Even though the first of Nisan is acknowledged as the beginning of the religious year, at some point and for reasons not altogether clear, the Jewish world shifted focus from the biblically explicit new year to Rosh Hashanah. Let me offer an observation. How we mark our beginnings makes a difference on how we understand who we are. While Passover is one of the most observed of all the festivals, diminishing its primacy in any way results in losing awareness of what our fundamental identity is as slaves set free. Further, we are to remember that God rescued us from our desperate state because of his commitment to Abraham, Isaac, and Jacob. We are intimately and irreversibly connected to God’s committed faithful love. How we live, everything we do, is rooted in this primary event. To place the fall feasts or anything else ahead of the exodus is to skew the way we understand how God relates to us and us to him.

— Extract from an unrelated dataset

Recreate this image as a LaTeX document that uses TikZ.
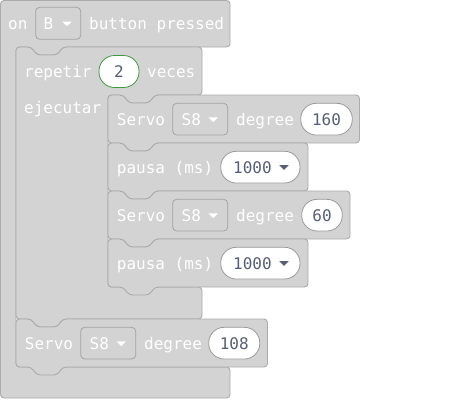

What relevance does this have, if any, to non-Jewish believers in the Messiah? First, as it is for the people of Israel, the exodus is the primary event for all believers. Israel’s rescue from bondage in Egypt is the prototype of the universal rescue of all people through faith in Yeshua. This is made vividly clear by Yeshua’s leveraging the Passover seder as the vehicle through which all people would remember his death and resurrection. What has become known as the Eucharist, Lord’s Supper, or Communion cannot be fully understood outside of its Passover context.

I am not necessarily making a case for a new calendar. What we need to do is make sure we never forget that first and foremost we are all slaves set free. Regardless of nationality, the exodus is the beginning for every child of God.